Mechanics, she repeats, is everywhere: when she gets in her car to go to work, when she cooks meals, as well. Asmahana has none of the “trappings” of a mechanic, up to her elbows in grease. When she applied to the Ecole des Mines, her thesis topic was “The Effect of Deformation Gradients on the Mechanical Behavior of Polycrystalline Aggregates.”
What appealed to her at the time was the opportunity to do the research for her thesis with an industrial concern, in this case the steel giant Arcelor. Asmahana in fact studied steel for automobile bodies. “I’d never had any contact with industry at the University before,” she says, “and this encounter was decisive for the beginning of my career.”
She in fact realized that industrial research had a more practical side and that interested her, because academic research findings are not as tangible at first. So it was industry, with a preference – so says her résumé – for the automobile industry.

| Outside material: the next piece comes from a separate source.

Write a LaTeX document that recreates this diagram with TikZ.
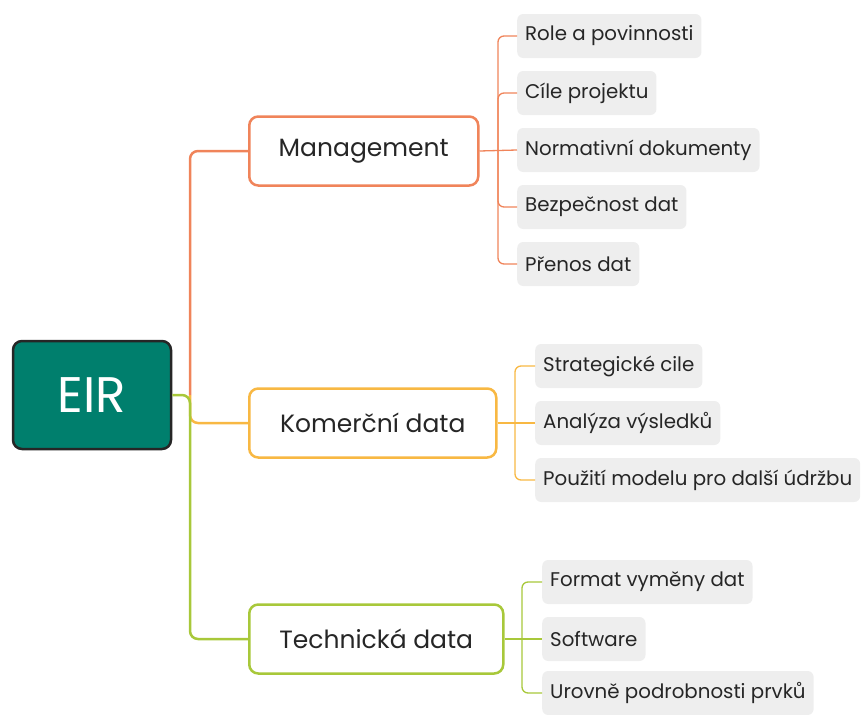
\documentclass[tikz,border=0pt]{standalone}
\usepackage{fontspec}
\setmainfont{Poppins}
\definecolor{teal1}{HTML}{007F6D}
\definecolor{orng}{HTML}{F0845A}
\definecolor{yell}{HTML}{F8B843}
\definecolor{grn}{HTML}{A8C83A}
\definecolor{chip}{HTML}{EEEEEE}
\definecolor{txt}{HTML}{262626}
\begin{document}
\begin{tikzpicture}[x=1pt,y=-1pt,
  rootbox/.style={draw=black!85, line width=2.5pt, fill=teal1, rounded corners=9pt,
    minimum width=158pt, minimum height=108pt, text=white, font=\fontsize{50}{56}\selectfont, inner sep=0pt},
  mainbox/.style={draw=#1, line width=2.5pt, fill=white, rounded corners=9pt,
    minimum height=69pt, text=txt, font=\fontsize{25}{30}\selectfont, inner sep=0pt, anchor=west},
  chipbox/.style={fill=chip, rounded corners=6pt, minimum height=44pt, inner xsep=8pt, inner ysep=0pt,
    text=txt, font=\fontsize{19.8}{24}\selectfont, anchor=west},
  mline/.style={draw=#1, line width=2.5pt, rounded corners=8pt},
  cline/.style={draw=#1, line width=1.3pt, rounded corners=6pt}]
\useasboundingbox (0,0) rectangle (863,715);

% root
\node[rootbox] (eir) at (92,395) {EIR};

% main nodes
\node[mainbox=orng, minimum width=229pt] (mg) at (248,151) {Management};
\node[mainbox=yell, minimum width=247pt] (kd) at (248,423) {Komerční data};
\node[mainbox=grn, minimum width=254pt] (td) at (248,639) {Technická data};

\coordinate (hub) at (190,395);

% main connectors
\draw[mline=orng] (hub) |- (mg.west);
\draw[mline=yell] (hub) |- (kd.west);
\draw[mline=grn] (eir.east) -- (hub) |- (td.west);

% Management children
\node[chipbox] (m1) at (517,36) {Role a povinnosti};
\node[chipbox] (m2) at (517,93) {Cíle projektu};
\node[chipbox] (m3) at (517,150) {Normativní dokumenty};
\node[chipbox] (m4) at (517,207) {Bezpečnost dat};
\node[chipbox] (m5) at (517,264) {Přenos dat};
\coordinate (mh) at (498,151);
\draw[cline=orng] (mg.east) -- (m3.west);
\foreach \c in {m1,m2,m4,m5} \draw[cline=orng] (mh) |- (\c.west);

% Komercni children
\node[chipbox] (k1) at (535,366) {Strategické cile};
\node[chipbox] (k2) at (535,423) {Analýza výsledků};
\node[chipbox] (k3) at (535,480) {Použití modelu pro další údržbu};
\coordinate (kh) at (515,423);
\draw[cline=yell] (kd.east) -- (k2.west);
\foreach \c in {k1,k3} \draw[cline=yell] (kh) |- (\c.west);

% Technicka children
\node[chipbox] (t1) at (542,582) {Format vyměny dat};
\node[chipbox] (t2) at (542,639) {Software};
\node[chipbox] (t3) at (542,693) {Urovně podrobnosti prvků};
\coordinate (th) at (522,639);
\draw[cline=grn] (td.east) -- (t2.west);
\foreach \c in {t1,t3} \draw[cline=grn] (th) |- (\c.west);
\end{tikzpicture}
\end{document}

Improving nuclear power plants
It didn’t take Asmahana long to find the position she was looking for. After the “Firtech Forum,” which brings together PhD students and corporate representatives, at which she had presented her doctoral research, a researcher from the  “La Renardières” center who had attended the forum passed her résumé on to his boss.
There was an opening for a research engineer in microstructure calculations. Asmahana was interested. She saw EDF as a major group that offered career opportunities, and the subject suited her to a T, since it was in line with what she studied for her thesis.
A few interviews later, she was hired. Today, she studies the mechanical behavior and damage phenomena of steel tanks and concrete enclosures. She knows that her work – which remains highly theoretical – will serve to improve the safety and extend the lifespan of nuclear power plants. She conducts research and knows what for. That’s what she enjoys.

In 2006, EDF R&D recruited about 60 % of its engineers from the major French engineering schools (Polytechnique, Supélec, etc.).
EDF R&D plays the role of a recruitment pool; it enables young hires to join the company and contribute their knowledge. A few years later, some may pursue their career in another of the Group’s departments, usually in a technical or management position.
EDF R&D, with a broad spectrum of expertise, also hosts over 200 young PhD students at any one time, half of them doing their thesis under contract with the company. Some of them, once they have pocketed their PhD, are recruited and move into the field of expertise.

Source : Vivre EDF number 46, march 2007.